** SET PROBLEM **
Track down the lines that contain "this" and copy them.
────
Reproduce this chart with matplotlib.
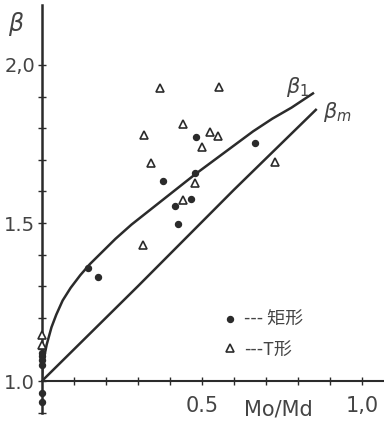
import matplotlib
matplotlib.use("Agg")
import matplotlib.pyplot as plt
from matplotlib.lines import Line2D

plt.rcParams['font.family'] = ['DejaVu Sans', 'Noto Sans CJK JP']

INK = "#2b2b2b"
TXT = "#444444"

# beta_1 curve
b1_x = [0, 0.002, 0.006, 0.015, 0.03, 0.045, 0.065, 0.09, 0.12, 0.15, 0.19, 0.23, 0.28,
        0.33, 0.38, 0.43, 0.48, 0.54, 0.60, 0.66, 0.72, 0.78, 0.847]
b1_y = [1.0, 1.04, 1.07, 1.115, 1.17, 1.21, 1.255, 1.295, 1.335, 1.37, 1.41, 1.45, 1.495,
        1.535, 1.575, 1.615, 1.655, 1.70, 1.745, 1.79, 1.83, 1.865, 1.91]

# beta_m line
bm_x = [0, 0.30, 0.60, 0.856]
bm_y = [1.0, 1.30, 1.605, 1.858]

# 矩形 (solid dots)
rect_x = [0.481, 0.666, 0.478, 0.378, 0.466, 0.416, 0.425, 0.144, 0.175, 0, 0, 0, 0, 0, 0]
rect_y = [1.772, 1.753, 1.658, 1.633, 1.575, 1.555, 1.497, 1.358, 1.33, 1.09, 1.078, 1.066, 1.05, 0.962, 0.934]

# T形 (open triangles)
t_x = [0.369, 0.553, 0.441, 0.319, 0.525, 0.55, 0.50, 0.34, 0.728, 0.478, 0.44, 0.316, 0, 0]
t_y = [1.927, 1.93, 1.813, 1.778, 1.787, 1.775, 1.741, 1.69, 1.692, 1.628, 1.573, 1.43, 1.146, 1.114]

fig = plt.figure(figsize=(3.84, 4.26), dpi=100)
ax = fig.add_axes([0.109, 0.0305, 0.891, 0.958])

ax.plot(b1_x, b1_y, color=INK, lw=1.8)
ax.plot(bm_x, bm_y, color=INK, lw=1.8)
ax.plot(rect_x, rect_y, 'o', color=INK, ms=4.3, clip_on=False, zorder=5)
ax.plot(t_x, t_y, '^', mfc='white', mec=INK, mew=1.2, ms=5.5, clip_on=False, zorder=5)

ax.set_xlim(0, 1.069)
ax.set_ylim(0.899, 2.19)

for s in ['top', 'right']:
    ax.spines[s].set_visible(False)
ax.spines['bottom'].set_position(('data', 1.0))
ax.spines['left'].set_linewidth(1.8)
ax.spines['bottom'].set_linewidth(1.5)
ax.spines['left'].set_color(INK)
ax.spines['bottom'].set_color(INK)

ax.set_xticks([0.1, 0.2, 0.3, 0.4, 0.5, 0.6, 0.7, 0.8, 0.9, 1.0])
ax.set_xticklabels(['', '', '', '', '0.5', '', '', '', '', '1,0'])
ax.set_yticks([0.9, 1.0, 1.1, 1.2, 1.3, 1.4, 1.5, 1.6, 1.7, 1.8, 1.9, 2.0])
ax.set_yticklabels(['', '1.0', '', '', '', '', '1.5', '', '', '', '', '2,0'])
ax.tick_params(direction='inout', length=6, width=1, color=INK, labelcolor=TXT, labelsize=15)
ax.tick_params(axis='x', pad=8)
ax.tick_params(axis='y', labelsize=14, pad=2)

ax.text(-0.08, 2.13, r'$\beta$', fontsize=17, color=TXT, ha='center', va='center')
ax.text(0.74, 0.91, 'Mo/Md', fontsize=15, color=TXT, ha='center', va='center')
ax.text(0.80, 1.93, r'$\beta_1$', fontsize=15, color=TXT, ha='center', va='center')
ax.text(0.923, 1.85, r'$\beta_m$', fontsize=15, color=TXT, ha='center', va='center')

handles = [Line2D([], [], ls='', marker='o', color=INK, ms=4.3),
           Line2D([], [], ls='', marker='^', mfc='white', mec=INK, mew=1.2, ms=5.5)]
ax.legend(handles, ['--- 矩形', '---T形'], frameon=False, loc='upper left',
          bbox_to_anchor=(0.48, 0.29), handlelength=0.8,
          handletextpad=0.4, labelspacing=0.65, labelcolor=TXT,
          prop={'family': ['Noto Sans CJK JP', 'DejaVu Sans'], 'size': 13})

fig.savefig("out.png", dpi=100, facecolor='white')
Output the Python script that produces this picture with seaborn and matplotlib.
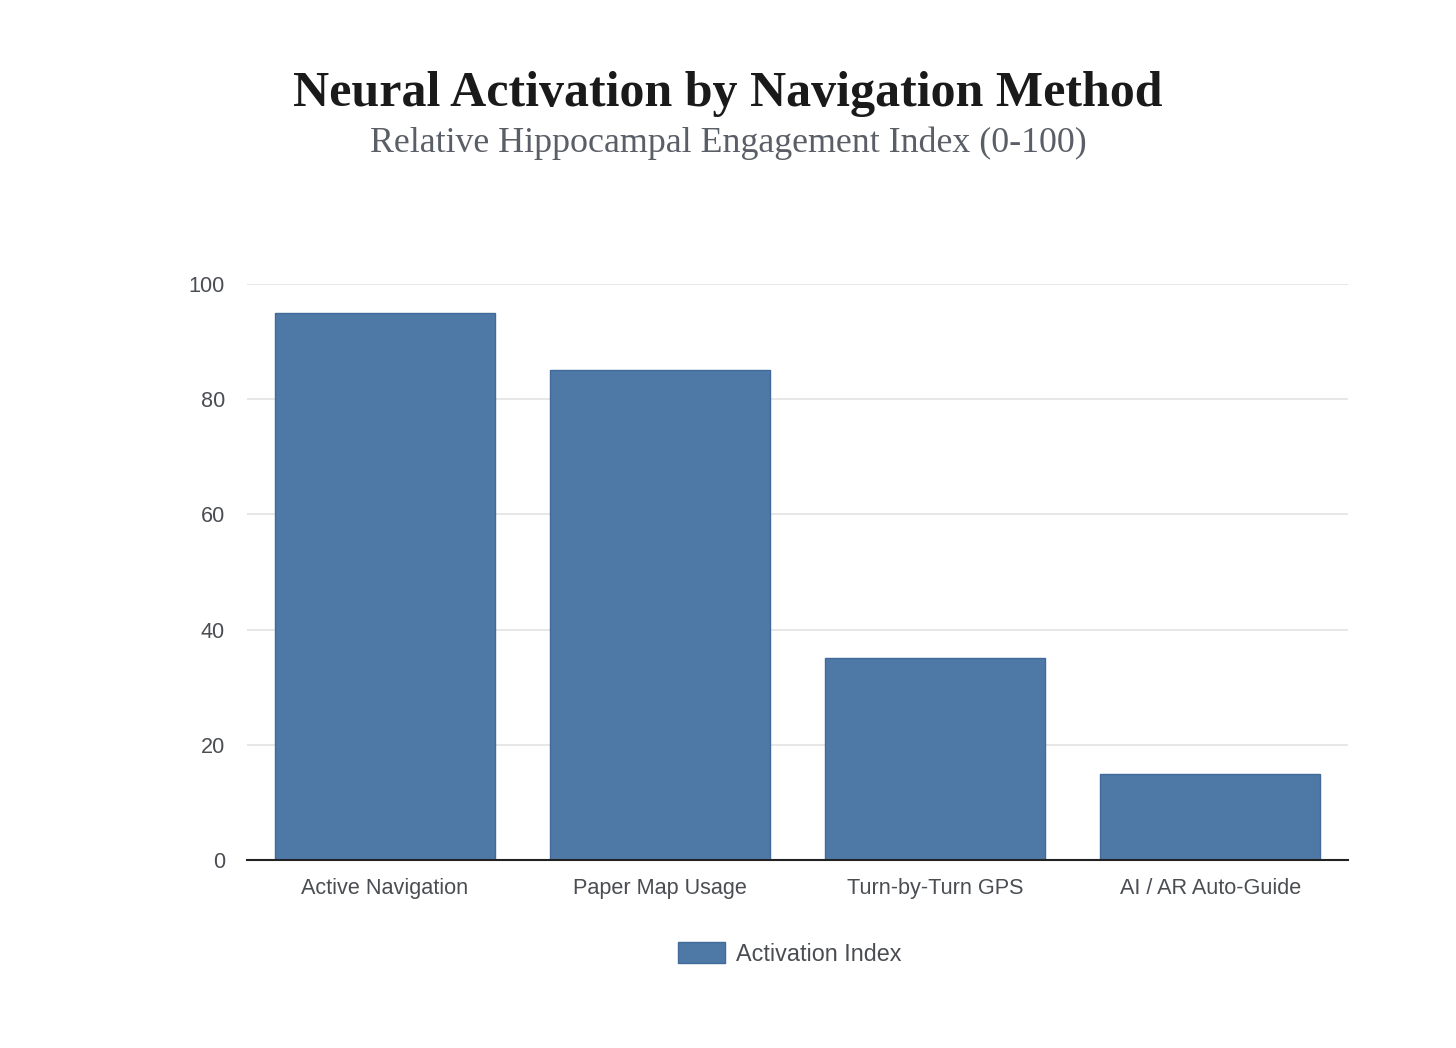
import matplotlib
matplotlib.use("Agg")
import matplotlib.pyplot as plt
import seaborn as sns
import pandas as pd
from matplotlib.patches import Patch

categories = ["Active Navigation", "Paper Map Usage", "Turn-by-Turn GPS", "AI / AR Auto-Guide"]
activation_index = [95, 85, 35, 15]
series_name = "Activation Index"
y_ticks = [0, 20, 40, 60, 80, 100]

title = "Neural Activation by Navigation Method"
subtitle = "Relative Hippocampal Engagement Index (0-100)"

df = pd.DataFrame({"Method": categories, "Value": activation_index, "Series": series_name})

sns.set_theme(style="white")
plt.rcParams['font.family'] = ['Liberation Sans', 'DejaVu Sans']

BAR = "#4e79a7"
EDGE = "#41699a"
TEXT = "#4a4d52"

fig = plt.figure(figsize=(14.56, 10.48), dpi=100)
ax = fig.add_axes([247/1456, 188/1048, 1101/1456, 576/1048])

sns.barplot(data=df, x="Method", y="Value", hue="Series", palette=[BAR],
            saturation=1, width=0.8, edgecolor=EDGE, linewidth=1, ax=ax,
            legend=False, zorder=3)

ax.set_ylim(0, 100)
ax.set_xlim(-0.5, 3.5)
ax.set_yticks(y_ticks)
ax.set_yticklabels([str(t) for t in y_ticks])
ax.yaxis.grid(True, color="#e3e3e3", linewidth=1.2, zorder=0)
ax.set_axisbelow(True)
for s in ["left", "right", "top"]:
    ax.spines[s].set_visible(False)
ax.spines["bottom"].set_color("#222222")
ax.spines["bottom"].set_linewidth(1.5)
ax.spines["bottom"].set_zorder(5)
ax.tick_params(axis="both", length=0, labelsize=15.6, labelcolor=TEXT)
ax.tick_params(axis="y", pad=16)
ax.tick_params(axis="x", pad=13)
ax.set_xlabel("")
ax.set_ylabel("")

fig.text(0.5, 1 - 94/1048, title, ha="center", va="center",
         fontsize=36, fontweight="bold", color="#1a1a1a",
         family=["Liberation Serif", "DejaVu Serif"])
fig.text(0.5, 1 - 143/1048, subtitle, ha="center", va="center",
         fontsize=25.8, color="#5a5e66", family=["Liberation Serif", "DejaVu Serif"])

handles = [Patch(facecolor=BAR, edgecolor=EDGE, label=series_name)]
fig.legend(handles=handles, loc="center", bbox_to_anchor=(790/1456, 1 - 954/1048),
           frameon=False, fontsize=16.8, labelcolor=TEXT,
           handlelength=2.0, handleheight=1.0, handletextpad=0.5)

fig.savefig("out.png", dpi=100, facecolor="white")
────
** WRITTEN SOLUTION **
Reproduce this chart with matplotlib.
Output the Python script that produces this picture with seaborn and matplotlib.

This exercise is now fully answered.